Still, there's much upside. The hallmarks of Dukedom are already there in Wayne: the big, graceful walk, the drawl, the charm; he just hasn't relaxed into them yet. A handsome young Ward Bond is here, too, lurking in the background of the wagon-train. The wagons themselves are huge conestogas, realistic but probably too ungainly to suit Hollywood's purposes for long, and the Indians are real Indians! None of the painted Brooklyn Italians they'll start using in future years.
Much of the photography is downright stunning, like the quiet, breath-taking end-battle among the giant redwoods. Walsh shoots the film almost entirely in long or medium-long shot, giving it a solid ensemble feel, but leaving one yearning in the end for that greatest of all cinematic powers: the intimacy of the lingering close-up.

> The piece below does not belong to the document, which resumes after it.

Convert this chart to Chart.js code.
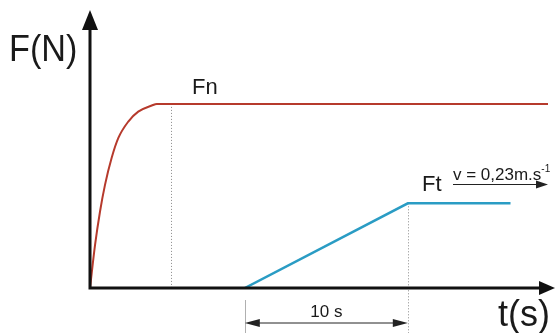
<!DOCTYPE html>
<html>
<head>
<meta charset="utf-8">
<script src="https://cdn.jsdelivr.net/npm/chart.js@4/dist/chart.umd.min.js"></script>
<style>
  body { margin: 0; background: #fff; }
  #box { width: 555px; height: 333px; position: relative; }
</style>
</head>
<body>
<div id="box"><canvas id="grafico"></canvas></div>
<script>
// Fn: normal force, rises quickly then stays flat
const fnTiempo = [0, 0.31, 0.61, 0.92, 1.33, 1.74, 2.35, 2.96, 3.79, 4.1, 28.1];
const fnFuerza = [0, 23.4, 41.3, 56, 70.7, 81.5, 90.4, 95.8, 99.1, 100, 100];
// Ft: tangential force, linear ramp over 10 s then flat
const ftTiempo = [9.5, 19.5, 25.8];
const ftFuerza = [0, 46, 46];
// guide lines and the 10 s dimension
const guiaFn = 5;
const rampaInicio = 9.5;
const rampaFin = 19.5;

const tMax = 28.53;
const fMax = 151;

const fuente = '"Liberation Sans", Arial, sans-serif';

function puntos(xs, ys) {
    return xs.map((x, i) => ({ x: x, y: ys[i] }));
}

function flecha(ctx, x, y, ang, largo, ancho) {
    ctx.save();
    ctx.translate(x, y);
    ctx.rotate(ang);
    ctx.beginPath();
    ctx.moveTo(0, 0);
    ctx.lineTo(-largo, -ancho);
    ctx.lineTo(-largo, ancho);
    ctx.closePath();
    ctx.fill();
    ctx.restore();
}

const dibujoExtra = {
    id: 'dibujoExtra',
    beforeDatasetsDraw(chart) {
        const ctx = chart.ctx;
        const xs = chart.scales.x, ys = chart.scales.y;
        const y0 = ys.getPixelForValue(0);
        ctx.save();
        // dotted guides
        ctx.strokeStyle = '#8a8a8a';
        ctx.lineWidth = 1;
        ctx.setLineDash([1, 2]);
        let gx = Math.round(xs.getPixelForValue(guiaFn)) + 0.5;
        ctx.beginPath();
        ctx.moveTo(gx, ys.getPixelForValue(100));
        ctx.lineTo(gx, y0);
        ctx.stroke();
        gx = Math.round(xs.getPixelForValue(rampaFin)) + 0.5;
        ctx.beginPath();
        ctx.moveTo(gx, ys.getPixelForValue(46));
        ctx.lineTo(gx, chart.height);
        ctx.stroke();
        ctx.setLineDash([]);
        // solid guide at ramp start, below the axis
        gx = Math.round(xs.getPixelForValue(rampaInicio)) + 0.5;
        ctx.strokeStyle = '#b0b0b0';
        ctx.beginPath();
        ctx.moveTo(gx, y0 + 12);
        ctx.lineTo(gx, chart.height);
        ctx.stroke();
        ctx.restore();
    },
    afterDatasetsDraw(chart) {
        const ctx = chart.ctx;
        const xs = chart.scales.x, ys = chart.scales.y;
        const x0 = xs.getPixelForValue(0), y0 = ys.getPixelForValue(0);
        const right = chart.width, top = ys.getPixelForValue(fMax);
        ctx.save();
        // axes
        ctx.strokeStyle = '#111';
        ctx.fillStyle = '#111';
        ctx.lineWidth = 3;
        ctx.beginPath();
        ctx.moveTo(x0, y0 + 1.5);
        ctx.lineTo(x0, top + 15);
        ctx.moveTo(x0 - 1.5, y0);
        ctx.lineTo(right - 12, y0);
        ctx.stroke();
        flecha(ctx, x0, top, -Math.PI / 2, 20, 8);
        flecha(ctx, right, y0, 0, 16, 7);

        // 10 s dimension
        const dy = y0 + 35;
        const da = xs.getPixelForValue(rampaInicio), db = xs.getPixelForValue(rampaFin);
        ctx.lineWidth = 1;
        ctx.strokeStyle = '#222';
        ctx.fillStyle = '#222';
        ctx.beginPath();
        ctx.moveTo(da + 10, dy);
        ctx.lineTo(db - 10, dy);
        ctx.stroke();
        flecha(ctx, da, dy, Math.PI, 15, 4);
        flecha(ctx, db, dy, 0, 15, 4);

        // texts
        ctx.fillStyle = '#1a1a1a';
        ctx.textBaseline = 'alphabetic';
        ctx.textAlign = 'left';
        ctx.font = '36px ' + fuente;
        ctx.save();
        ctx.translate(9, 61);
        ctx.scale(0.95, 1);
        ctx.fillText('F(N)', 0, 0);
        ctx.restore();
        ctx.fillText('t(s)', 498, 326);
        ctx.font = '22px ' + fuente;
        ctx.fillText('Fn', 192, 94);
        ctx.fillText('Ft', 422, 191);
        ctx.font = '17px ' + fuente;
        ctx.textAlign = 'center';
        ctx.fillText('10 s', (da + db) / 2, y0 + 29);
        ctx.textAlign = 'left';
        ctx.fillText('v = 0,23m.s', 453, 180);
        const w = ctx.measureText('v = 0,23m.s').width;
        ctx.font = '10px ' + fuente;
        ctx.fillText('-1', 453 + w, 172);
        // velocity arrow
        ctx.strokeStyle = '#222';
        ctx.fillStyle = '#222';
        ctx.lineWidth = 1;
        ctx.beginPath();
        ctx.moveTo(453, 184.5);
        ctx.lineTo(540, 184.5);
        ctx.stroke();
        flecha(ctx, 548, 184.5, 0, 12, 4);
        ctx.restore();
    }
};

const ctx = document.getElementById('grafico').getContext('2d');
const grafico = new Chart(ctx, {
    type: 'line',
    data: {
        datasets: [{
            label: 'Fn',
            data: puntos(fnTiempo, fnFuerza),
            borderColor: '#b63a2c',
            borderWidth: 2,
            pointRadius: 0,
            cubicInterpolationMode: 'monotone',
            fill: false
        }, {
            label: 'Ft',
            data: puntos(ftTiempo, ftFuerza),
            borderColor: '#2a9cc4',
            borderWidth: 2.5,
            pointRadius: 0,
            tension: 0,
            fill: false
        }]
    },
    options: {
        responsive: true,
        maintainAspectRatio: false,
        animation: false,
        layout: { padding: { left: 90, right: 0, top: 10, bottom: 45 } },
        plugins: { legend: { display: false }, tooltip: { enabled: false } },
        scales: {
            x: { type: 'linear', min: 0, max: tMax, display: false },
            y: { type: 'linear', min: 0, max: fMax, display: false }
        }
    },
    plugins: [dibujoExtra]
});
</script>
</body>
</html>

Wagon Master: (1950. dir: John Ford) Ford had a peculiar sense of humor. The old woman with the horn, for instance. Was that funny, ever, to anyone? It must've been to Ford because he keeps the gag going. Personally, I'd spend any amount of time with Ben Johnson and Ward Bond on the smallest pretext, but I'll tell you what I love best about this movie, reportedly Ford's favorite of his own works: the scene in the Navajo encampment, when the rapist is stripped and tied to the wagon wheel and lashed,-- the way he expresses the mounting tension through still shots of faces, silently, without background music. It may be the biggest reason I love him, that love he's got for interesting faces. That he lets his story get sidetracked sometimes just to explore a character who seems promising to him, or one he just flat-out likes spending time looking at. John Ford never had to discover the close-up; it's his truest medium of expression.